One of the most difficult yet rewarding grapes to grow, Pinot Noir is commonly referred to by winemakers as the “heartbreak grape.” However, the greatest red wines of Burgundy prove that it is unquestionably worth the effort. More reflective than most varieties of the land on which it is grown, Pinot Noir prefers a cool climate, requires low yields to achieve high quality, and demands care in the vineyard and lots of attention in the winery. It is an important component of Champagne and the only variety permitted in red Burgundy. Pinot Noir enjoys immense popularity internationally, most notably in Oregon, California, and New Zealand.
In the Glass
Pinot Noir Is all about red fruit—strawberry, raspberry, and cherry. It is relatively pale in color with soft tannins and lively acidity. It ranges in body from very light to the heavier side of medium, typically landing somewhere in the middle—giving it extensive possibilities for food pairing. With age (of which the best examples can handle an astounding amount), it can develop hauntingly beautiful characteristics of fresh earth, autumn leaves, and truffles.

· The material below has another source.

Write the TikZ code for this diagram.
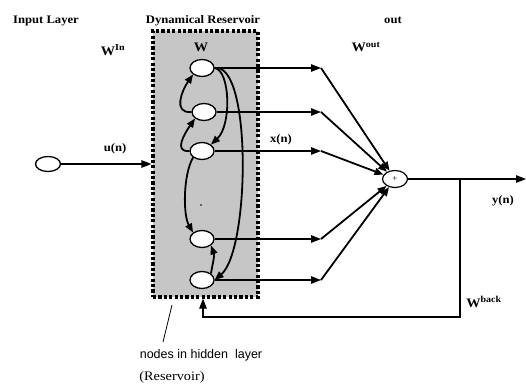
\documentclass[tikz,border=0pt]{standalone}
\usepackage{fontspec}
\setmainfont{Liberation Serif}
\newfontfamily\labfont[FakeStretch=1.1]{Liberation Serif}
\newfontfamily\sansfont{Liberation Sans}
\usetikzlibrary{arrows.meta,shapes.geometric}
\tikzset{
  lab/.style={font=\labfont\fontsize{11.5}{13}\selectfont\bfseries, inner sep=0pt},
  wlab/.style={font=\labfont\fontsize{13}{14}\selectfont\bfseries, inner sep=0pt},
  reservoirbox/.style={draw=black, fill=gray!45, line width=3.2pt, dash pattern=on 3.2pt off 2.2pt, minimum width=105pt, minimum height=266pt, inner sep=0pt},
  rnode/.style={ellipse, draw=black, fill=white, line width=1.3pt, minimum width=24pt, minimum height=17pt, inner sep=0pt},
  arr/.style={-{Triangle[length=10pt,width=7.5pt]}, line width=1.2pt},
  carr/.style={-{Triangle[length=9pt,width=7pt]}, line width=1.8pt},
  plain/.style={line width=1.2pt}
}
\begin{document}
\begin{tikzpicture}[x=1pt,y=-1pt]
\useasboundingbox (0,0) rectangle (526,383);
% reservoir box
\node[reservoirbox] (box) at (205.5,164) {};
% reservoir nodes
\node[rnode] (n1) at (202,68) {};
\node[rnode] (n2) at (204,112) {};
\node[rnode] (n3) at (202,151) {};
\node[rnode] (n4) at (202,239) {};
\node[rnode] (n5) at (202,280) {};
\fill (201,205) circle (0.9pt);
% input node
\node[ellipse, draw=black, line width=1.3pt, minimum width=25pt, minimum height=15pt, inner sep=0pt] (in) at (48,164) {};
\draw[arr] (in) -- (in -| box.west);
% output taps
\coordinate (o1) at (321,68);
\coordinate (o2) at (321,112);
\coordinate (o3) at (321,151);
\coordinate (o4) at (321,239);
\coordinate (o5) at (321,280);
\draw[arr] (n1.east) -- (o1);
\draw[arr] (n2.east) -- (o2);
\draw[arr] (n3.east) -- (o3);
\draw[arr] (n4.east) -- (o4);
\draw[arr] (n5.east) -- (o5);
% sum node
\node[ellipse, draw=black, line width=1.2pt, minimum width=25pt, minimum height=17pt, inner sep=0pt, font=\fontsize{9}{9}\selectfont] (sum) at (395,179) {+};
\draw[carr] (o1) -- (sum);
\draw[carr] (o2) -- (sum);
\draw[carr] (o3) -- (sum);
\draw[carr] (o4) -- (sum);
\draw[carr] (o5) -- (sum);
% output and feedback
\coordinate (yout) at (526,179);
\coordinate (br) at (460,179);
\coordinate (fbc) at (203,317);
\draw[arr] (sum) -- (yout);
\draw[arr] (br) |- (fbc) -- (fbc |- box.south);
% internal recurrent connections
\draw[carr] (n2.west) to[out=185,in=235,looseness=1.3] (n1.south west);
\draw[carr] (n3.west) to[out=185,in=235,looseness=1.3] (n2.south west);
\draw[carr] (n1.east) .. controls (230,70) and (232,125) .. (n3.north east);
\draw[carr] (n1.east) .. controls (252,62) and (250,250) .. (n5.east);
\draw[carr] (n3.south west) .. controls (183,175) and (183,215) .. (n4.north west);
\draw[carr] (n5.north east) to[out=80,in=-70] (n4.south east);
% labels
\node[lab] (t1) at (46,21) {Input Layer};
\node[lab] (t2) at (203,21) {Dynamical Reservoir};
\node[lab] (t3) at (393,20) {out};
\node[wlab] (win) at (113,50) {W\textsuperscript{In}};
\node[wlab] (ww) at (201,47) {W};
\node[lab] (un) at (115,149) {u(n)};
\node[lab] (xn) at (281,140) {x(n)};
\node[wlab] (wout) at (366,47) {W\textsuperscript{out}};
\node[lab] (yn) at (503,201) {y(n)};
\node[wlab] (wback) at (484,302) {W\textsuperscript{back}};
\node[font=\sansfont\fontsize{12.5}{14}\selectfont, inner sep=0pt] (hid) at (201,355) {nodes in hidden\ \ layer};
\node[font=\labfont\fontsize{13}{14}\selectfont, inner sep=0pt] (resv) at (172,377) {(Reservoir)};
\coordinate (p1) at (172,305);
\coordinate (p2) at (163,342);
\draw[line width=0.8pt] (p1) -- (p2);
\end{tikzpicture}
\end{document}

Pinot’s healthy acidity cuts through the oiliness of pink-fleshed fish like salmon, ocean trout, and tuna. Its mild mannered tannins don’t fight with spicy food, and give it enough structure to pair with all sorts of poultry—chicken, quail, and especially duck. As the namesake wine of Boeuf Bourguignon, it can even match with heavier fare. Pinot Noir is also very vegetarian-friendly—most notably with any dish that features mushrooms.
Pinot Noir is dangerously drinkable, highly addictive, and has a bad habit of emptying the wallet. Look for affordable but still delicious examples from Germany (as Spätburgunder), Italy (as Pinot Nero), Chile, New Zealand, and France’s Loire Valley and Alsace regions.